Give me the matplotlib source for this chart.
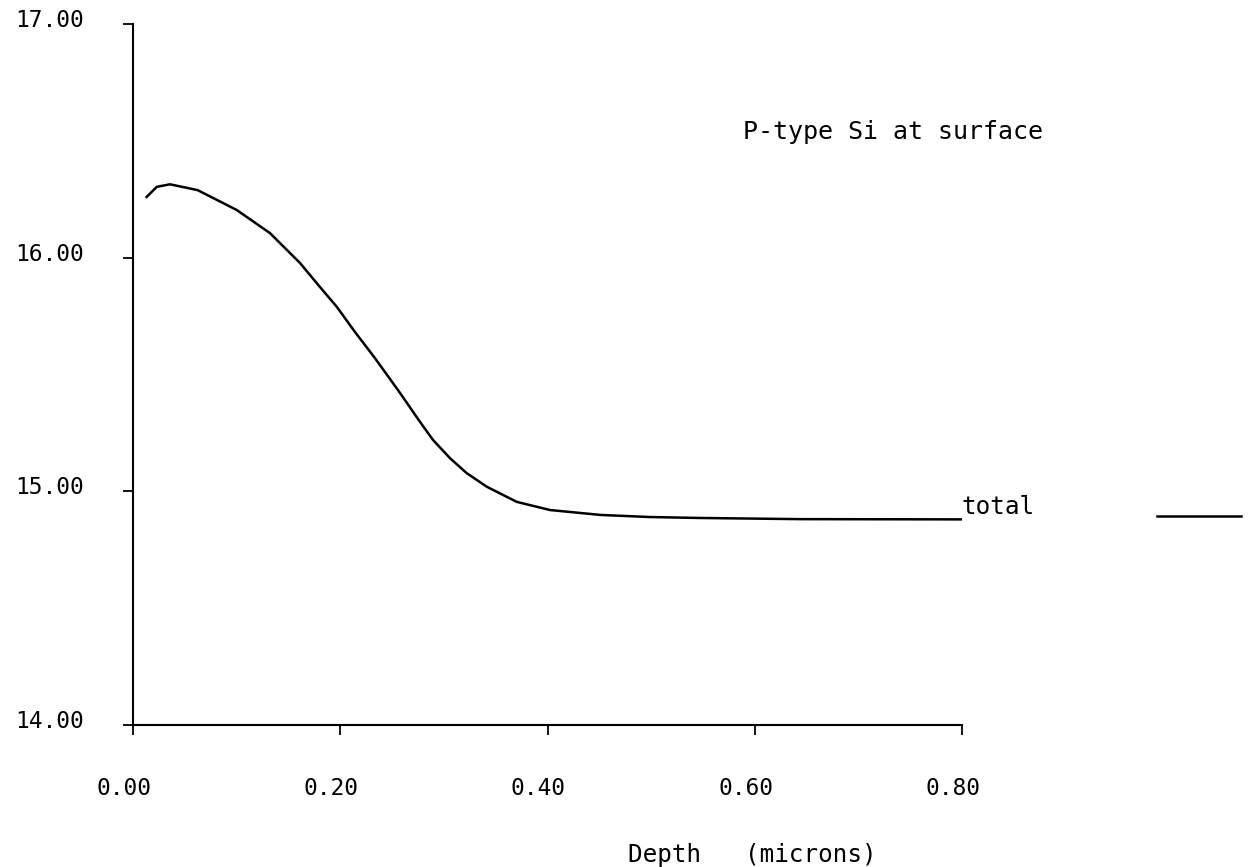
import matplotlib
matplotlib.use("Agg")
import matplotlib.pyplot as plt
import matplotlib.transforms as mtransforms

# ---- data ----
depth = [0.0123, 0.0229, 0.0357, 0.0624, 0.1001, 0.1322, 0.1612, 0.1805,
         0.1966, 0.2142, 0.2335, 0.2577, 0.2770, 0.2895, 0.3059, 0.3220,
         0.3413, 0.3703, 0.4024, 0.4511, 0.4989, 0.5472, 0.6437, 0.80]
conc = [16.256, 16.303, 16.314, 16.289, 16.204, 16.105, 15.977, 15.874,
        15.790, 15.682, 15.570, 15.421, 15.297, 15.220, 15.142, 15.078,
        15.020, 14.955, 14.920, 14.899, 14.890, 14.886, 14.881, 14.880]
x_ticks = [0.0, 0.2, 0.4, 0.6, 0.8]
x_tick_labels = ["0.00", "0.20", "0.40", "0.60", "0.80"]
y_ticks = [14, 15, 16, 17]
y_tick_labels = ["14.00", "15.00", "16.00", "17.00"]
legend_x = [0.988, 1.069]
legend_y = [14.894, 14.894]
series_label = "total"
annotation = "P-type Si at surface"
x_title = "Depth   (microns)"

FONT = "DejaVu Sans Mono"
W, H, DPI = 1251, 867, 100
fig = plt.figure(figsize=(W / DPI, H / DPI), dpi=DPI)
fig.patch.set_facecolor("white")

# axes: x 133..962 px, y 24..725 px
ax = fig.add_axes([133 / W, (H - 725) / H, (962 - 133) / W, (725 - 24) / H])
ax.set_xlim(0, 0.8)
ax.set_ylim(14, 17)
for s in ("top", "right"):
    ax.spines[s].set_visible(False)
for s in ("left", "bottom"):
    ax.spines[s].set_linewidth(1.5)
    ax.spines[s].set_color("black")

ax.plot(depth, conc, color="black", lw=1.8, solid_joinstyle="round",
        solid_capstyle="butt")
ax.text(0.8, 14.88, series_label, fontfamily=FONT, fontsize=17.5,
        ha="left", va="bottom", color="black")
ax.plot(legend_x, legend_y, color="black", lw=1.8, clip_on=False)

ax.set_xticks(x_ticks)
ax.set_xticklabels(x_tick_labels, fontfamily=FONT, fontsize=16.5)
ax.set_yticks(y_ticks)
ax.set_yticklabels(y_tick_labels, fontfamily=FONT, fontsize=16.5)
ax.tick_params(axis="x", direction="out", length=7.2, width=1.3, pad=30)
ax.tick_params(axis="y", direction="out", length=7.2, width=1.3, pad=28)

xoff = mtransforms.ScaledTranslation(-9 / DPI, 0, fig.dpi_scale_trans)
for lab in ax.get_xticklabels():
    lab.set_transform(lab.get_transform() + xoff)
yoff = mtransforms.ScaledTranslation(0, 6 / DPI, fig.dpi_scale_trans)
for lab in ax.get_yticklabels():
    lab.set_transform(lab.get_transform() + yoff)

fig.text(743 / W, (H - 139) / H, annotation, fontfamily=FONT, fontsize=18,
         ha="left", va="baseline", color="black")
fig.text(628 / W, (H - 855) / H, x_title, fontfamily=FONT, fontsize=17.5,
         ha="left", va="center", color="black")

fig.savefig("out.png", dpi=DPI, facecolor="white")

..............................

# The problem
Write out the whole listing exactly, and drop the pictures.

# Written reply
Give me the matplotlib source for this chart.
import matplotlib
matplotlib.use("Agg")
import matplotlib.pyplot as plt
import matplotlib.transforms as mtransforms

# ---- data ----
depth = [0.0123, 0.0229, 0.0357, 0.0624, 0.1001, 0.1322, 0.1612, 0.1805,
         0.1966, 0.2142, 0.2335, 0.2577, 0.2770, 0.2895, 0.3059, 0.3220,
         0.3413, 0.3703, 0.4024, 0.4511, 0.4989, 0.5472, 0.6437, 0.80]
conc = [16.256, 16.303, 16.314, 16.289, 16.204, 16.105, 15.977, 15.874,
        15.790, 15.682, 15.570, 15.421, 15.297, 15.220, 15.142, 15.078,
        15.020, 14.955, 14.920, 14.899, 14.890, 14.886, 14.881, 14.880]
x_ticks = [0.0, 0.2, 0.4, 0.6, 0.8]
x_tick_labels = ["0.00", "0.20", "0.40", "0.60", "0.80"]
y_ticks = [14, 15, 16, 17]
y_tick_labels = ["14.00", "15.00", "16.00", "17.00"]
legend_x = [0.988, 1.069]
legend_y = [14.894, 14.894]
series_label = "total"
annotation = "P-type Si at surface"
x_title = "Depth   (microns)"

FONT = "DejaVu Sans Mono"
W, H, DPI = 1251, 867, 100
fig = plt.figure(figsize=(W / DPI, H / DPI), dpi=DPI)
fig.patch.set_facecolor("white")

# axes: x 133..962 px, y 24..725 px
ax = fig.add_axes([133 / W, (H - 725) / H, (962 - 133) / W, (725 - 24) / H])
ax.set_xlim(0, 0.8)
ax.set_ylim(14, 17)
for s in ("top", "right"):
    ax.spines[s].set_visible(False)
for s in ("left", "bottom"):
    ax.spines[s].set_linewidth(1.5)
    ax.spines[s].set_color("black")

ax.plot(depth, conc, color="black", lw=1.8, solid_joinstyle="round",
        solid_capstyle="butt")
ax.text(0.8, 14.88, series_label, fontfamily=FONT, fontsize=17.5,
        ha="left", va="bottom", color="black")
ax.plot(legend_x, legend_y, color="black", lw=1.8, clip_on=False)

ax.set_xticks(x_ticks)
ax.set_xticklabels(x_tick_labels, fontfamily=FONT, fontsize=16.5)
ax.set_yticks(y_ticks)
ax.set_yticklabels(y_tick_labels, fontfamily=FONT, fontsize=16.5)
ax.tick_params(axis="x", direction="out", length=7.2, width=1.3, pad=30)
ax.tick_params(axis="y", direction="out", length=7.2, width=1.3, pad=28)

xoff = mtransforms.ScaledTranslation(-9 / DPI, 0, fig.dpi_scale_trans)
for lab in ax.get_xticklabels():
    lab.set_transform(lab.get_transform() + xoff)
yoff = mtransforms.ScaledTranslation(0, 6 / DPI, fig.dpi_scale_trans)
for lab in ax.get_yticklabels():
    lab.set_transform(lab.get_transform() + yoff)

fig.text(743 / W, (H - 139) / H, annotation, fontfamily=FONT, fontsize=18,
         ha="left", va="baseline", color="black")
fig.text(628 / W, (H - 855) / H, x_title, fontfamily=FONT, fontsize=17.5,
         ha="left", va="center", color="black")

fig.savefig("out.png", dpi=DPI, facecolor="white")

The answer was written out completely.